─── Available data

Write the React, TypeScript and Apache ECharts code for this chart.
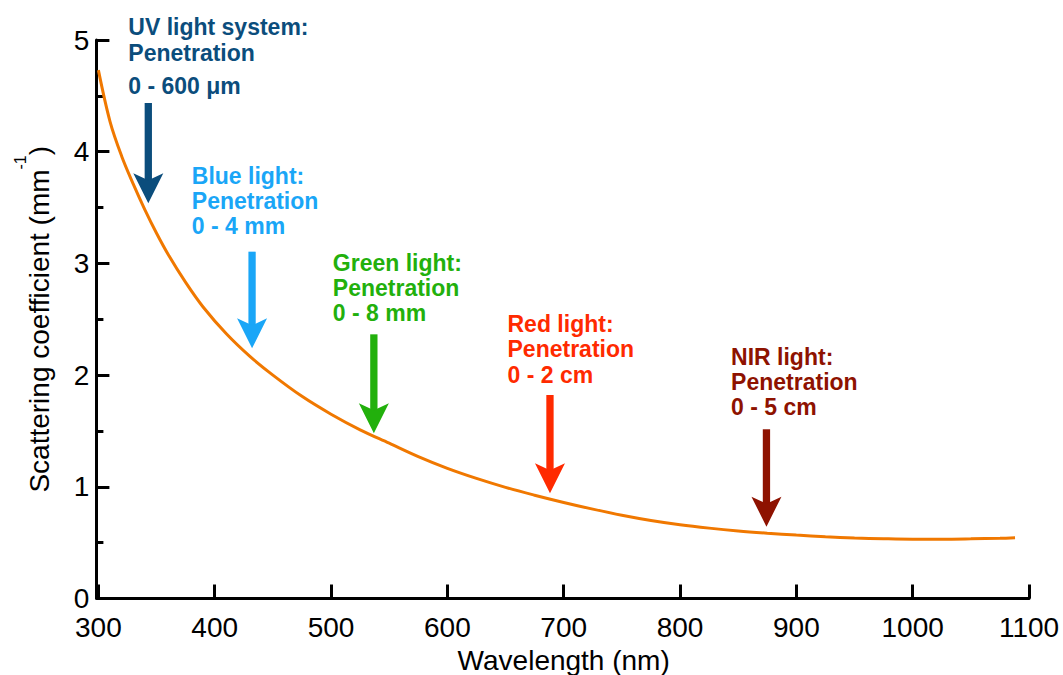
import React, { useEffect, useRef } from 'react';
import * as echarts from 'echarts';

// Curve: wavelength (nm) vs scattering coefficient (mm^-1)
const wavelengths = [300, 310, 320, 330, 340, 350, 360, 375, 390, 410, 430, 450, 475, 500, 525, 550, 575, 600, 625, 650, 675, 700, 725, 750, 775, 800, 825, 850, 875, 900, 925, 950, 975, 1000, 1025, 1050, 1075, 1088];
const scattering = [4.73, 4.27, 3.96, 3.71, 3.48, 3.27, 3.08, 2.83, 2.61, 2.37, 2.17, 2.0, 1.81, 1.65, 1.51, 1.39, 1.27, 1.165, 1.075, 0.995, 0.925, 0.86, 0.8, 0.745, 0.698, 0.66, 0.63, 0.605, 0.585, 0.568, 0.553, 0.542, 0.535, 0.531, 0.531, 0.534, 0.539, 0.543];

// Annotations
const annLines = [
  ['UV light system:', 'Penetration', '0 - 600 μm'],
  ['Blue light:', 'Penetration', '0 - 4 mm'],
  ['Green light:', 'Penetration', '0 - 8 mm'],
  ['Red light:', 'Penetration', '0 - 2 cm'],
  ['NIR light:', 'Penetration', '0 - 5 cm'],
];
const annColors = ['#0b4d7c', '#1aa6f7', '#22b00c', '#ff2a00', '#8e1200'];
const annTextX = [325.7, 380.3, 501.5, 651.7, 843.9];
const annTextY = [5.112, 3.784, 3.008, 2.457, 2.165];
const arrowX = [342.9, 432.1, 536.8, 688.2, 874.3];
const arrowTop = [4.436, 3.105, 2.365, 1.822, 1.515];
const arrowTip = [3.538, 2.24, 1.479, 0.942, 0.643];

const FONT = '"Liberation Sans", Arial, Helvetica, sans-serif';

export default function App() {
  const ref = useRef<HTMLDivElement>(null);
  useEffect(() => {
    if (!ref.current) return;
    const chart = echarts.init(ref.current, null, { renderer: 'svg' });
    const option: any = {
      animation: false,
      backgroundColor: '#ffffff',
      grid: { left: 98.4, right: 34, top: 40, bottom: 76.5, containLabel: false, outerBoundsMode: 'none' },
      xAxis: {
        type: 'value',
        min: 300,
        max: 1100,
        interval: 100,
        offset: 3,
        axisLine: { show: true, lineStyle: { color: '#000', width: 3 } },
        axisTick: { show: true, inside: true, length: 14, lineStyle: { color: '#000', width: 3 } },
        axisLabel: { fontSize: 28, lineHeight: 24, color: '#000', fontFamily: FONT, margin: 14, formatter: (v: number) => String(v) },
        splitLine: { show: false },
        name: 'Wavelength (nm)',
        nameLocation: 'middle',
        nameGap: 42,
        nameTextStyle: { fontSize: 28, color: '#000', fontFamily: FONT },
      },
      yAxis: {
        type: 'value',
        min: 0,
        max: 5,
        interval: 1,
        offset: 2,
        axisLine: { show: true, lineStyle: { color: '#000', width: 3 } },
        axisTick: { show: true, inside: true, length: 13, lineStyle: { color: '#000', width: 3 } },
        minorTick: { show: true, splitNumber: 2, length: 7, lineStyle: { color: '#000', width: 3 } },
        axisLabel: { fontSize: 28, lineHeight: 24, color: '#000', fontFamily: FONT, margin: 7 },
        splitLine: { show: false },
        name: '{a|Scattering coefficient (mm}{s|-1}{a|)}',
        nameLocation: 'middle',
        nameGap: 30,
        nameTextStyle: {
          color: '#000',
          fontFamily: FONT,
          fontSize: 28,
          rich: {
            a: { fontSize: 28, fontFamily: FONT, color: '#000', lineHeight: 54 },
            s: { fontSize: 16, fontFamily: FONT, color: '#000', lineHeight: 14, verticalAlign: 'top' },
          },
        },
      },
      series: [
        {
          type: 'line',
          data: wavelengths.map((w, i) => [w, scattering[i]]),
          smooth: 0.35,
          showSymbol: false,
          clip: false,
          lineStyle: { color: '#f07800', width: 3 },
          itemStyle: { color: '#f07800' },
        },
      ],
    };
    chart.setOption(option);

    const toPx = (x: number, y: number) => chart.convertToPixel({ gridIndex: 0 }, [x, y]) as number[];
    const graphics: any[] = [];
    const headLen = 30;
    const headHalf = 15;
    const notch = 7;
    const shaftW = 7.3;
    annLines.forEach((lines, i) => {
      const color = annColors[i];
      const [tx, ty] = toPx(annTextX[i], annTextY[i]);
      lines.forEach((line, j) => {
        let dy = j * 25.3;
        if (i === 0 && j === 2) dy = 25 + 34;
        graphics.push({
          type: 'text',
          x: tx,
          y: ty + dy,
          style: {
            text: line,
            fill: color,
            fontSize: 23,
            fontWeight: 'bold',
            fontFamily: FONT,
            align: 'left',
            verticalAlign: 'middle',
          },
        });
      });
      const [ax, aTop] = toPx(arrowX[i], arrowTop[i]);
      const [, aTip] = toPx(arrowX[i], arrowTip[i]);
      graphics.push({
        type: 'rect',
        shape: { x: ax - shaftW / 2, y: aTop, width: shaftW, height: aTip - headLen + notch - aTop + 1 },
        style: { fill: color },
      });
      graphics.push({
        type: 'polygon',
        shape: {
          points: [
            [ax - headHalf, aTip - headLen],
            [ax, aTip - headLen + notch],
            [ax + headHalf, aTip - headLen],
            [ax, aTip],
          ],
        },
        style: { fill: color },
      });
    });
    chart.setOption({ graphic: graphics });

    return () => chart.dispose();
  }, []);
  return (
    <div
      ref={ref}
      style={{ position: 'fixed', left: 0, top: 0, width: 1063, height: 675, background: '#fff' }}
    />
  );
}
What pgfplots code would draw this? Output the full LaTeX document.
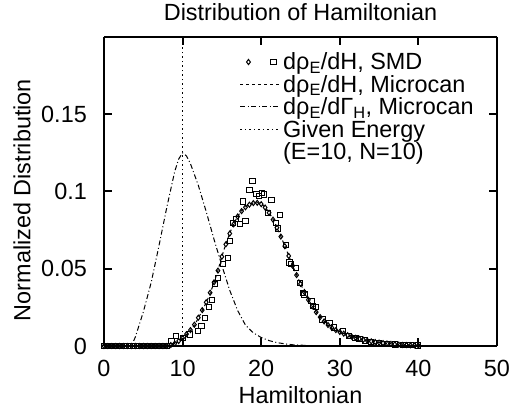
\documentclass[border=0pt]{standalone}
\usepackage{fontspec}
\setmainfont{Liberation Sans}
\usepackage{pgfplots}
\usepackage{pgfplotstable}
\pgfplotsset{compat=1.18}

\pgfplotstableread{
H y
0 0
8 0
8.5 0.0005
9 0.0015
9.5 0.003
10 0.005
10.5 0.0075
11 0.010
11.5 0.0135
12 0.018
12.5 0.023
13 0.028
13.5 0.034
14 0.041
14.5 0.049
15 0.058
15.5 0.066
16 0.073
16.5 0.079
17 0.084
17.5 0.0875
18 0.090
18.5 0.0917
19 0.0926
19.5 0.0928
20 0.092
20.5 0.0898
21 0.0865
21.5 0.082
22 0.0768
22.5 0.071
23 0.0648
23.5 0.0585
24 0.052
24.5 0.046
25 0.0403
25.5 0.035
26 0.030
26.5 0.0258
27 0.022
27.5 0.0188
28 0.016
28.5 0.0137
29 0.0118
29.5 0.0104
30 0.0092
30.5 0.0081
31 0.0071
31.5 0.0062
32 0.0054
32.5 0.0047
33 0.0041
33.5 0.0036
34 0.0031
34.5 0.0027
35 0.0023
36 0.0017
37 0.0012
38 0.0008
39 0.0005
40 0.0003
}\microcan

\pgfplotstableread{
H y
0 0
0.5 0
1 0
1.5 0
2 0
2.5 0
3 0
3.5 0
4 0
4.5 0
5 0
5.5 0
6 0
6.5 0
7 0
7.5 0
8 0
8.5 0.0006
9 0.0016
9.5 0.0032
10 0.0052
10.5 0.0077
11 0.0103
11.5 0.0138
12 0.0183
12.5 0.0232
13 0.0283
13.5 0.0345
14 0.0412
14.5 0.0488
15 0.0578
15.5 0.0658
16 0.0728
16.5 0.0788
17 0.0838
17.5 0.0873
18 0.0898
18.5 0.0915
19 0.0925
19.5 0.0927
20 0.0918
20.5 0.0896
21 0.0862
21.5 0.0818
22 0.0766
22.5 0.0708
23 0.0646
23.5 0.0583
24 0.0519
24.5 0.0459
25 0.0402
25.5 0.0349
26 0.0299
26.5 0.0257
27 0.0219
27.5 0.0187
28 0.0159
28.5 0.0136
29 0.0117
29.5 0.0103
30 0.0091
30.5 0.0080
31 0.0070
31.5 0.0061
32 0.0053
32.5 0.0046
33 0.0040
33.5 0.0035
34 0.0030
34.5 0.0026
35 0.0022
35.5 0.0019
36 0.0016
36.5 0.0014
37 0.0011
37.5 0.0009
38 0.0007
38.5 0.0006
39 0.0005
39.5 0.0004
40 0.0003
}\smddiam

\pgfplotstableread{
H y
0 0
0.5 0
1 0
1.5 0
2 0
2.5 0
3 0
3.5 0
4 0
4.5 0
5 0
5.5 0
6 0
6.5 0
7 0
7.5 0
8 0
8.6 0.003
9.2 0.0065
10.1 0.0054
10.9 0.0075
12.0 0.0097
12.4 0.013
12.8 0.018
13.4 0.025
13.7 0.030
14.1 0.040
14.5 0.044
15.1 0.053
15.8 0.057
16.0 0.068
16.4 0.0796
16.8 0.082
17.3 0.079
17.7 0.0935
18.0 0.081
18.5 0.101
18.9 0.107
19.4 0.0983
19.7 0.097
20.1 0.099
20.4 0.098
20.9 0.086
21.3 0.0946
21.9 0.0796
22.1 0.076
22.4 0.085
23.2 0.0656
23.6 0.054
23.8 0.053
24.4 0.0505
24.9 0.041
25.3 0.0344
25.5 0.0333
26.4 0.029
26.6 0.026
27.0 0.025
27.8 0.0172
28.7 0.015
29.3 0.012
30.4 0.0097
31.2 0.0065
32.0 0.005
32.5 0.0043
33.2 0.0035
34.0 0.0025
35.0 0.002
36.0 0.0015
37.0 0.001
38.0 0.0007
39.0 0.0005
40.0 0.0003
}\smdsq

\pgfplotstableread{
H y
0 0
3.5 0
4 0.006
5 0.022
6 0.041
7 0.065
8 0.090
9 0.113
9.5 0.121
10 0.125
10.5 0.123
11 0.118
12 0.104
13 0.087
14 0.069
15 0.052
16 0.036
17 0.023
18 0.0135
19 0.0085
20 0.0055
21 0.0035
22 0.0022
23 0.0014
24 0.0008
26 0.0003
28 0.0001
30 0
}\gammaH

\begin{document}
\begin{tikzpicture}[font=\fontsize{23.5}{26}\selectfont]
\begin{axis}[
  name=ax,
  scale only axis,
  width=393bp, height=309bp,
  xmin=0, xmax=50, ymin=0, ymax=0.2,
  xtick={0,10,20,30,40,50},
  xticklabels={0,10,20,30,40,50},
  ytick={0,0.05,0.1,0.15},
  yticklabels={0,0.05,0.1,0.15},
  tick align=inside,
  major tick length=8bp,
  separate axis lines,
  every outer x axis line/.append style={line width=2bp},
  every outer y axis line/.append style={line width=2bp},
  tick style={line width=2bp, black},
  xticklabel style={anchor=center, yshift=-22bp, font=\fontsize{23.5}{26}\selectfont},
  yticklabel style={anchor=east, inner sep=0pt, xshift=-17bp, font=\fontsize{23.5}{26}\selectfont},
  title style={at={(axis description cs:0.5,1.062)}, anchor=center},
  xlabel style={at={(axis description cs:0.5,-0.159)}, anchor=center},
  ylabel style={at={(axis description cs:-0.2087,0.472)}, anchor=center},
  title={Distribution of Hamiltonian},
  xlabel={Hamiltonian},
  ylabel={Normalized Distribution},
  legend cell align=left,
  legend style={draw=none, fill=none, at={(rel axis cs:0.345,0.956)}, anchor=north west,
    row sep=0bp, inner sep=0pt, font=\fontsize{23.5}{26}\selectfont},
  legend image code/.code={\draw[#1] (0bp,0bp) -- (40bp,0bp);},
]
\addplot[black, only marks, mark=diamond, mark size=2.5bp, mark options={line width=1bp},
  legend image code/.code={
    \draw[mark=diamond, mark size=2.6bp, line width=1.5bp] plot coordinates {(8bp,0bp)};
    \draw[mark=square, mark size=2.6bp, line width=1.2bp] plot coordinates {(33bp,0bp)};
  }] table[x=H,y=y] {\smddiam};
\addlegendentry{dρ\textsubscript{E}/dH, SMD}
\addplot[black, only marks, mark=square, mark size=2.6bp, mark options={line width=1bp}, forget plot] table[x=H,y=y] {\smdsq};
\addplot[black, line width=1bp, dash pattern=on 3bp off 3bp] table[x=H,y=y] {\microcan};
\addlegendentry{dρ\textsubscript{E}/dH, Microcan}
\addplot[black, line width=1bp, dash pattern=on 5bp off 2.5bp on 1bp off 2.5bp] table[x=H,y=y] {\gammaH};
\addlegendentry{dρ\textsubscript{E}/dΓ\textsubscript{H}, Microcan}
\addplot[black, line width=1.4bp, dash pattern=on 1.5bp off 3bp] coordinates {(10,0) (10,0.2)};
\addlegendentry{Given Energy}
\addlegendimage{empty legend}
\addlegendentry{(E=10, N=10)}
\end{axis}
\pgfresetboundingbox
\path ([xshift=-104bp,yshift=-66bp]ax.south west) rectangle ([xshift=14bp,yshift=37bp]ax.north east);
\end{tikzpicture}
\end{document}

──────

Show every line that contains the word "this".

Write the React, TypeScript and Apache ECharts code for this chart.
What pgfplots code would draw this? Output the full LaTeX document.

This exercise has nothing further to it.